DEDICATED youth teams from Essex Police are working with colleges and volunteers across the county to create safer communities.

Essex Youth Service is completing 24 hours of detached youth work with young people of college age each week for 40 weeks in Harlow, Chelmsford and Colchester, in the hope to improve community safety and reduce the risk that young people may be drawn into a life of crime and help those affected by gangs to take the steps to leave.

The work is led by qualified youth workers who bring volunteers together from the community, schools, college, faith-based groups, voluntary youth clubs, charities and housing providers.

The project has received £63,700 funding as part of the Violence and Vulnerability Programme established by Roger Hirst, the Police, Fire and Crime Commissioner (PFCC) and partners across Essex.

Once trained, the detached teams are equipped to disrupt gang activity and drug dealing. They engage with young people and educate them about the unseen dangers of grooming and exploitation by exposing the realities and dispelling the perceived attraction to being involved in gang life and drug dealing.

Working with youth workers, students have identified their main areas of concern as personal safety, knife crime, drugs, bullying and pressure around their studies or fear of failing. Youth workers completed door-knocking in the local area to find the main concern of residents is young people hanging around the town with no purpose, with a lack of activities for them to engage in. Drug use and homelessness was also highlighted.

In another community staff have been working closely with Zone Wardens and police in the town centre to identify hotspot areas where students may be congregating.

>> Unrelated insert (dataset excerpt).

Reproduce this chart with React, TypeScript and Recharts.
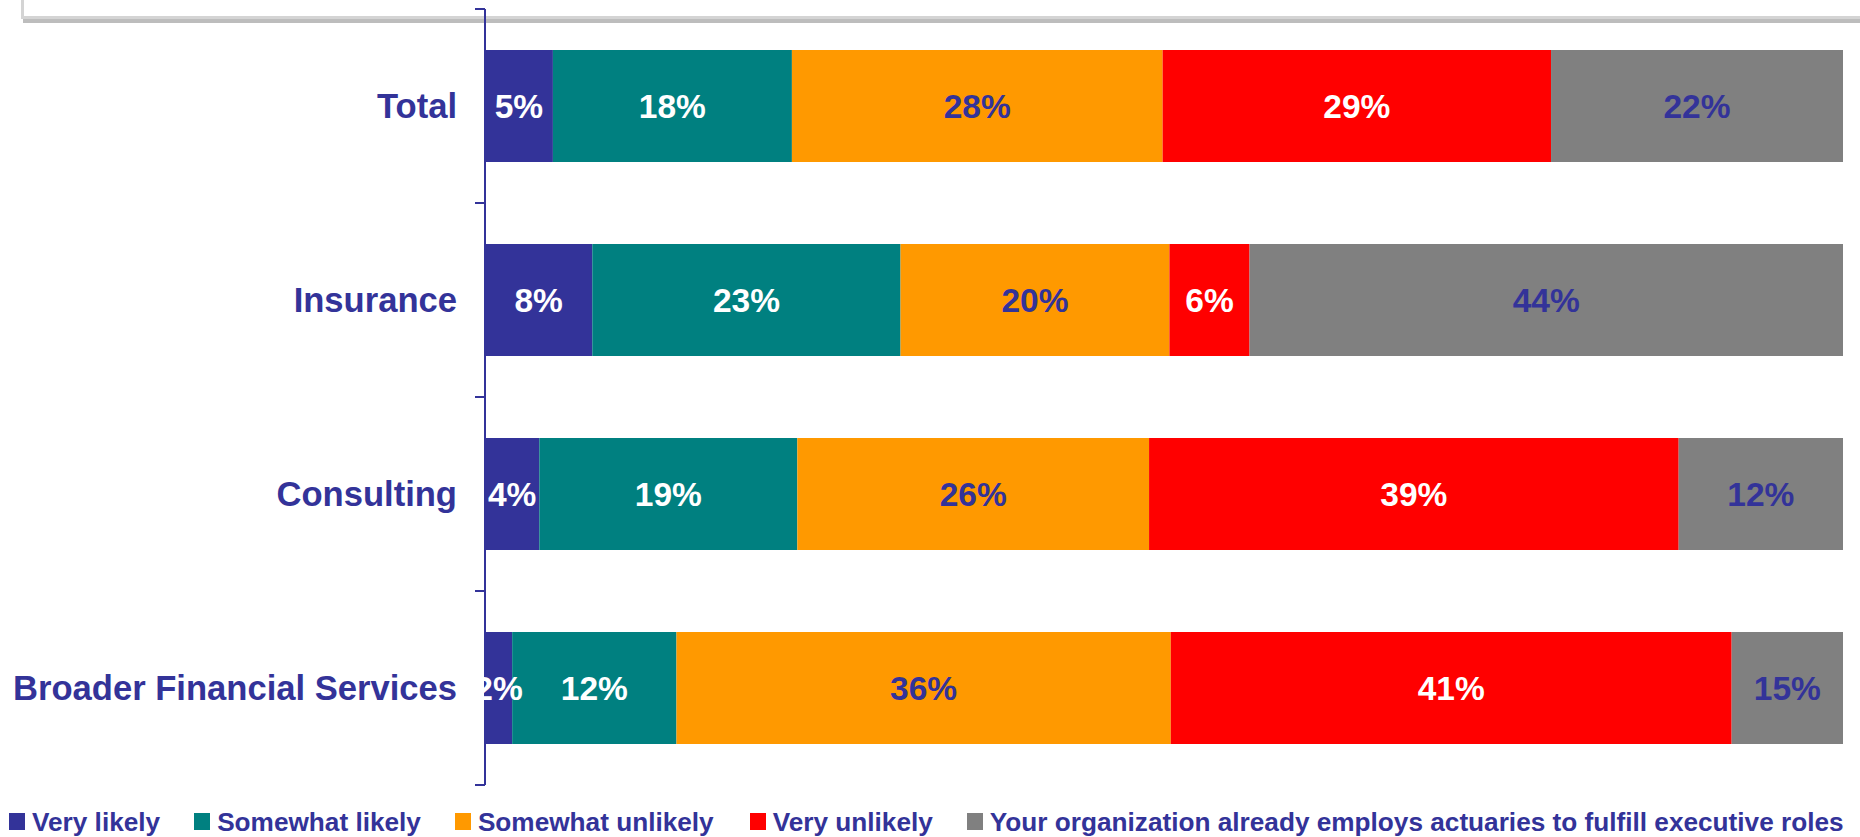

Youth workers are rotating their sessions around different days and times to identify group activity. The detached team is also liaising with staff at the colleges who have expressed concerns about young people being exploited and groomed. Youth workers are also working closely with Essex Police to promote the Money Mules campaign, which links to exploitation.

Further work involves youth workers liaising with colleges to identify issues arising from rivalry between two local gangs which is spilling over into college life. Links built with the police have also identified cannabis and other drug use by young people in two identified areas. These will become locations where the detached youth work will start taking place.

Julie Auger, Youth Services Manager at Essex County Council, said: “The college outreach project is enabling the youth workers to take our community capacity building model into open spaces where detached work can have a crucial role in supporting and safeguarding young people in the community.

“The project has the capacity to take back our streets from those who seek to manipulate, groom and harm young people. We aim to flood areas where young people do not feel safe with professionals and residents working together to turn unsafe places into areas young people can access without fear.”

Roger Hirst, Police, Fire and Crime Commissioner for Essex, said: “We are working hard in Essex to make our communities safer and are well ahead of other areas of the country. We have already created a dedicated Unit to coordinate and tackle concerning activities and have invested in a range of initiatives for young people at risk.

“We want to stop the vulnerable being drawn into a life of crime and help all our communities be safer.

“By investing in programmes like this and working with partners across the county we are reaching out and tackling the root causes of gang activity while also robustly dealing with those who commit offences.”